The 2015 Paris Agreement has set an unprecedented worldwide agreement to tackle greenhouse gas emissions to limit the rate of global warming (mitigation), as well as at the same time to take measures that help prepare for current and future climate change impacts (adaptation). Both of these elements require unparalleled redirection of investments. Recognizing this, the Paris agreement has set the global objective to ‘make all financial flows consistent with a pathway towards low-emissions, climate-resilient development’. This objective was also confirmed by the 2016 climate change conference in Marrakesh.
In Europe, the ‘clean energy package’, proposed November 2016 by the European Commission, confirms the EU’s commitment to a low-carbon and climate-resilient transition and states that investments of €177 billion are needed annually from 2021 onward to achieve the European goals. As stated by the European Environment Agency’s Executive Director, Hans Bruyninckx, “Europe needs to invest substantially in climate change mitigation and adaptation. The finance sector can and will play an instrumental role in supporting Europe’s transition towards a low- carbon, climate-resilient society. Public sector investments will not be enough for financing the transition but can help mobilize and leverage private capital, which is indispensable for redirecting investment at the scale needed.”
Given this important role of climate finance in making the necessary transition happen in Europe, the European Environment Agency (EEA) is working towards assessing the connections between current and future actions for mitigation and adaptation on the one hand, and the finance and fiscal systems on the other. A greater understanding of these connections is a prerequisite for removing barriers to climate finance and redirecting funds to support low-carbon climate-resilient transition.

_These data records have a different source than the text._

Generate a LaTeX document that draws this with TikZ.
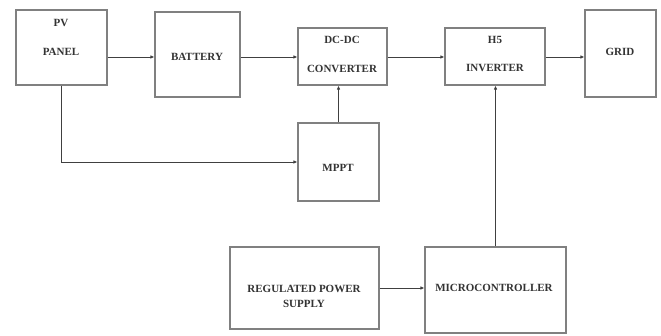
\documentclass[tikz,border=0pt]{standalone}
\usepackage{fontspec}
\setmainfont{Liberation Serif}
\usetikzlibrary{arrows.meta}
\begin{document}
\begin{tikzpicture}[x=1pt,y=-1pt,
  box/.style={draw=black!50, line width=1.1pt, rectangle, inner sep=0pt},
  txt/.style={font=\fontsize{11}{12}\selectfont\bfseries, text=black!80, inner sep=0pt, align=center},
  arr/.style={draw=black!75, line width=0.8pt, -{Latex[length=4pt,width=3.5pt]}}]
\useasboundingbox[fill=white] (0,0) rectangle (661,336);
% boxes
\node[box, minimum width=91pt, minimum height=75pt] (pv) at (61.5,47.5) {};
\node[box, minimum width=85pt, minimum height=85pt] (bat) at (197.5,54.5) {};
\node[box, minimum width=89pt, minimum height=57pt] (dc) at (342.5,56.5) {};
\node[box, minimum width=100pt, minimum height=57pt] (h5) at (495,56.5) {};
\node[box, minimum width=71pt, minimum height=87pt] (grid) at (620.5,53.5) {};
\node[box, minimum width=81pt, minimum height=78pt] (mppt) at (338.5,162) {};
\node[box, minimum width=149pt, minimum height=82pt] (rps) at (304.5,288) {};
\node[box, minimum width=141pt, minimum height=86pt] (mc) at (495.5,290) {};
% texts
\node[txt] (tpv1) at (61,23) {PV};
\node[txt] (tpv2) at (61,52) {PANEL};
\node[txt] (tbat) at (197,57) {BATTERY};
\node[txt] (tdc1) at (342,40) {DC-DC};
\node[txt] (tdc2) at (342,69) {CONVERTER};
\node[txt] (th51) at (495,40) {H5};
\node[txt] (th52) at (495,68) {INVERTER};
\node[txt] (tgrid) at (620,52) {GRID};
\node[txt] (tmppt) at (338,168) {MPPT};
\node[txt] (trps) at (304,296) {REGULATED POWER\\[3pt]SUPPLY};
\node[txt] (tmc) at (494,288) {MICROCONTROLLER};
% connectors
\coordinate (row) at (0,57);
\draw[arr] (pv.east |- row) -- (bat.west |- row);
\draw[arr] (bat.east |- row) -- (dc.west |- row);
\draw[arr] (dc.east |- row) -- (h5.west |- row);
\draw[arr] (h5.east |- row) -- (grid.west |- row);
\draw[arr] (pv.south) |- (mppt.west);
\draw[arr] (mppt.north) -- (mppt.north |- dc.south);
\draw[arr] (mc.north) -- (mc.north |- h5.south);
\draw[arr] (rps.east) -- (mc.west |- rps.east);
\end{tikzpicture}
\end{document}
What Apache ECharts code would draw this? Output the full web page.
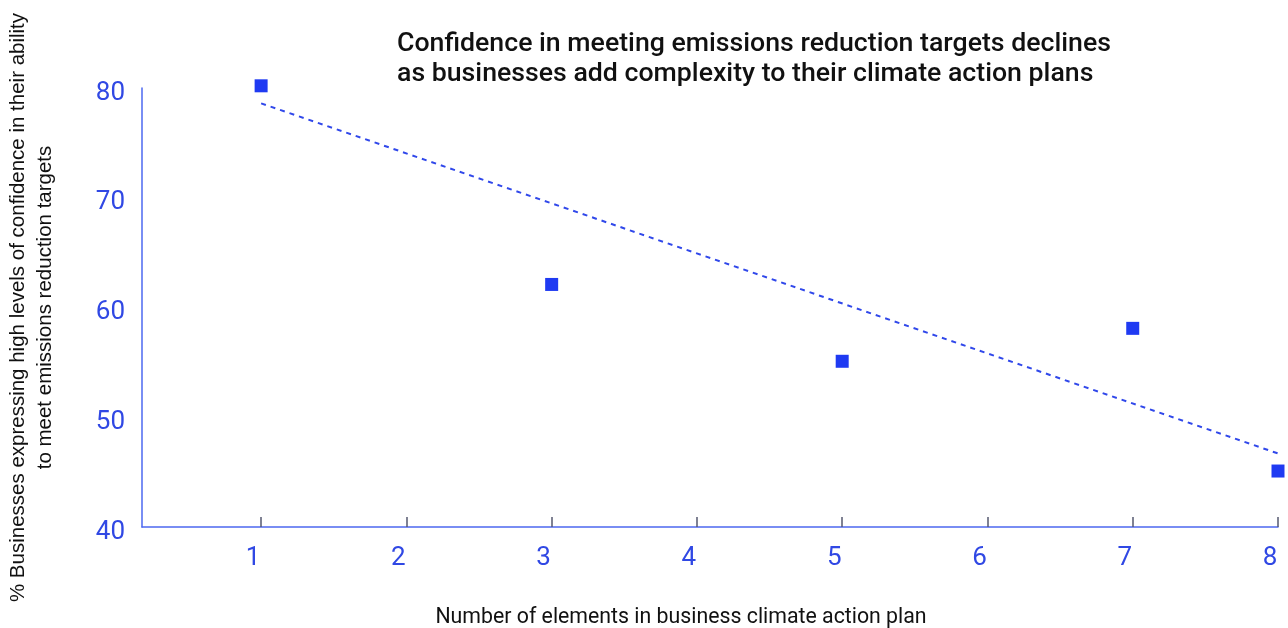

As part of this effort, Trinomics is currently implementing an assignment which will mark an important step towards defining the current knowledge and data gaps around domestic investment needs and existing investment volumes in Member States. By gathering such consolidated overview of existing (and missing) climate finance knowledge and data at Member State and EU levels, a gap analysis can be carried out in order to define the most urgent needs and next steps in terms of closing the data gaps, harmonizing reporting methodologies, and in the end directing sufficient amounts of public and private finance towards the transition to a low-carbon, climate-resilient economy by 2050.